Ritiene, infatti, questo Collegio - pur consapevole della esistenza di un ben radicato difforme orientamento di questa Corte, secondo il quale il rilievo, in sede di legittimità, della sopravvenuta estinzione del reato per prescrizione, se emerso unitamente ad un vizio di motivazione della sentenza impugnata in ordine alla responsabilità dell'imputato, comporterebbe l'annullamento senza rinvio della stessa quanto al versante penale e, ove la sentenza impugnata ed annullata contenga anche la condanna al risarcimento del danno in favore della parte civile, l'annullamento delle statuizioni civili con rinvio al giudice civile competente per valore in grado di appello (Corte di cassazione, Sezione V penale, 17 settembre 2020, n. 26217; idem Sezione I penale, 13 maggio 2020, n. 14822) - che debba essere invece preferito, in quanto meglio rispondente ai principi del giusto processo, l'indirizzo secondo il quale in tema di giudizio per cassazione, il rinvio al giudice civile, ai sensi dell'art. 622 c.p.p., non può essere disposto qualora l'annullamento delle disposizioni o dei capi della sentenza impugnata concernenti l'azione civile dipenda dalla fondatezza del ricorso dell'imputato agli effetti penali (Corte di cassazione Sezione VI penale, 18 luglio 2019, n. 31921).
Ritiene, infatti, il Collegio che, non apparendo praticabile, stante la cessazione, per effetto della intervenuta prescrizione, della rilevanza penale sostanziale della fattispecie, l'ipotesi dell'annullamento con rinvio al giudice penale (come invece sostenuto, da Corte di cassazione Sezione VI penale, 9 ottobre 2020, n. 28215, sulla base della persistenza, peraltro dovuta alla peculiarità della fattispecie nella quale la sentenza di appello era stata annullata per la mancata rinnovazione delle prove dichiarative, di un interesse alla necessaria applicazione del principio di rilievo costituzionale del giusto processo, anche in presenza di questioni relative ai soli profili civilistici della stessa), l'adesione all'ipotesi, numericamente prevalente in giurisprudenza, del rinvio al giudice civile competente in grado di appello non solamente imporrebbe a quest'ultimo di procedere all'accertamento del fatto applicando, con distonia del sistema, principi di oralità ed immediatezza della prova avulsi dal sistema processualcivilistico, ma, in una fattispecie, quale è la presente, in cui la sentenza annullata è stata emessa dal giudice di primo grado, una siffatta forma di annullamento con rinvio comporterebbe, in assenza di una valida sentenza di primo grado, la ingiustificata privazione per le parti di un grado di giudizio di merito.

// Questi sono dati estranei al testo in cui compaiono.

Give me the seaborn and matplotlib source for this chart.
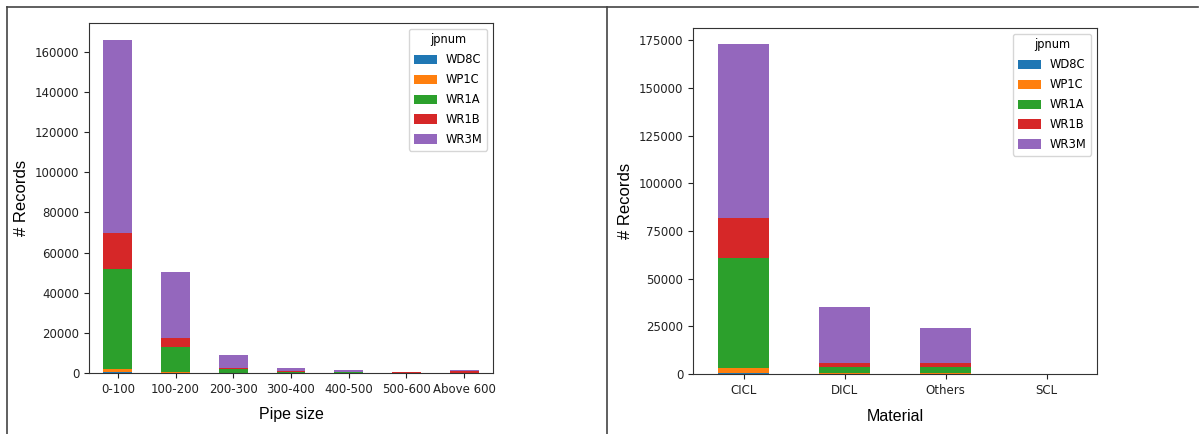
import matplotlib
matplotlib.use("Agg")
import matplotlib.pyplot as plt
from matplotlib.patches import Patch
from matplotlib.lines import Line2D
import numpy as np
import pandas as pd
import seaborn as sns

# ---- data -------------------------------------------------------------
jpnum_levels = ["WD8C", "WP1C", "WR1A", "WR1B", "WR3M"]
jpnum_colors = ["#1f77b4", "#ff7f0e", "#2ca02c", "#d62728", "#9467bd"]

pipe_sizes = ["0-100", "100-200", "200-300", "300-400", "400-500", "500-600", "Above 600"]
pipe_wd8c = [500, 100, 50, 20, 10, 5, 10]
pipe_wp1c = [1300, 400, 150, 50, 30, 10, 20]
pipe_wr1a = [49800, 12300, 1800, 600, 400, 150, 150]
pipe_wr1b = [18200, 4600, 600, 100, 100, 100, 1000]
pipe_wr3m = [96300, 33000, 6300, 1700, 900, 400, 200]

materials = ["CICL", "DICL", "Others", "SCL"]
mat_wd8c = [600, 150, 100, 0]
mat_wp1c = [2400, 250, 200, 0]
mat_wr1a = [57800, 3250, 3350, 10]
mat_wr1b = [21200, 1900, 1900, 5]
mat_wr3m = [90750, 29600, 18450, 20]


def long_table(cats, series):
    rows = []
    for level, values in zip(jpnum_levels, series):
        for c, v in zip(cats, values):
            rows.append({"cat": c, "jpnum": level, "count": v})
    return pd.DataFrame(rows)


def stacked_bars(ax, cats, series, xlabel, xpad):
    df = long_table(cats, series)
    palette = dict(zip(jpnum_levels, jpnum_colors))
    # seaborn stacks the last hue level at the bottom
    sns.histplot(data=df, x="cat", weights="count", hue="jpnum",
                 hue_order=jpnum_levels[::-1], palette=palette,
                 multiple="stack", discrete=True, shrink=0.5,
                 alpha=1, linewidth=0, legend=False, ax=ax)
    totals = np.sum(np.array(series), axis=0)
    ax.set_xlim(-0.5, len(cats) - 0.5)
    ax.set_ylim(0, totals.max() * 1.05)
    ax.set_xlabel(xlabel, fontsize=11.5, family="Liberation Sans", labelpad=xpad)
    ax.set_ylabel("# Records", fontsize=12, family="Liberation Sans", labelpad=4)
    ax.tick_params(labelsize=8.5, colors="#222222")
    for side in ax.spines.values():
        side.set_edgecolor("#333333")
    handles = [Patch(facecolor=c, edgecolor="none") for c in jpnum_colors]
    ax.legend(handles, jpnum_levels, title="jpnum", loc="upper right",
              fontsize=8.3, title_fontsize=8.3, labelspacing=0.6,
              handleheight=0.85)


fig = plt.figure(figsize=(12.02, 4.34), dpi=100)
ax1 = fig.add_axes([89 / 1202, 61 / 434, 404 / 1202, 350 / 434])
ax2 = fig.add_axes([693 / 1202, 60 / 434, 404 / 1202, 346 / 434])

stacked_bars(ax1, pipe_sizes,
             [pipe_wd8c, pipe_wp1c, pipe_wr1a, pipe_wr1b, pipe_wr3m], "Pipe size", 8)
stacked_bars(ax2, materials,
             [mat_wd8c, mat_wp1c, mat_wr1a, mat_wr1b, mat_wr3m], "Material", 9)

# panel frame lines
frame_kw = dict(color="#444444", linewidth=1.2, transform=fig.transFigure)
fig.add_artist(Line2D([7 / 1202, 1198 / 1202], [1 - 7 / 434, 1 - 7 / 434], **frame_kw))
fig.add_artist(Line2D([7 / 1202, 7 / 1202], [0, 1 - 7 / 434], **frame_kw))
fig.add_artist(Line2D([607 / 1202, 607 / 1202], [0, 1 - 7 / 434], **frame_kw))

fig.savefig("out.png", dpi=100)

Effetto pregiudizievole che l'annullamento senza rinvio non determina, essendo in facoltà di chi si era costituito parte civile, e non ha visto soddisfatta la sua aspirazione risarcitoria nell'ambito del processo penale, di promuovere autonoma azione aquiliana di fronte al giudice competente secondo le ordinarie regole del processo civile.
La sentenza impugnata va, pertanto, annullata nella sua integralità senza rinvio per essere il reato estinto per prescrizione.
P.Q.M.
Annulla senza rinvio la sentenza impugnata perchè il reato è estinto per prescrizione.
Così deciso in Roma, il 24 gennaio 2022.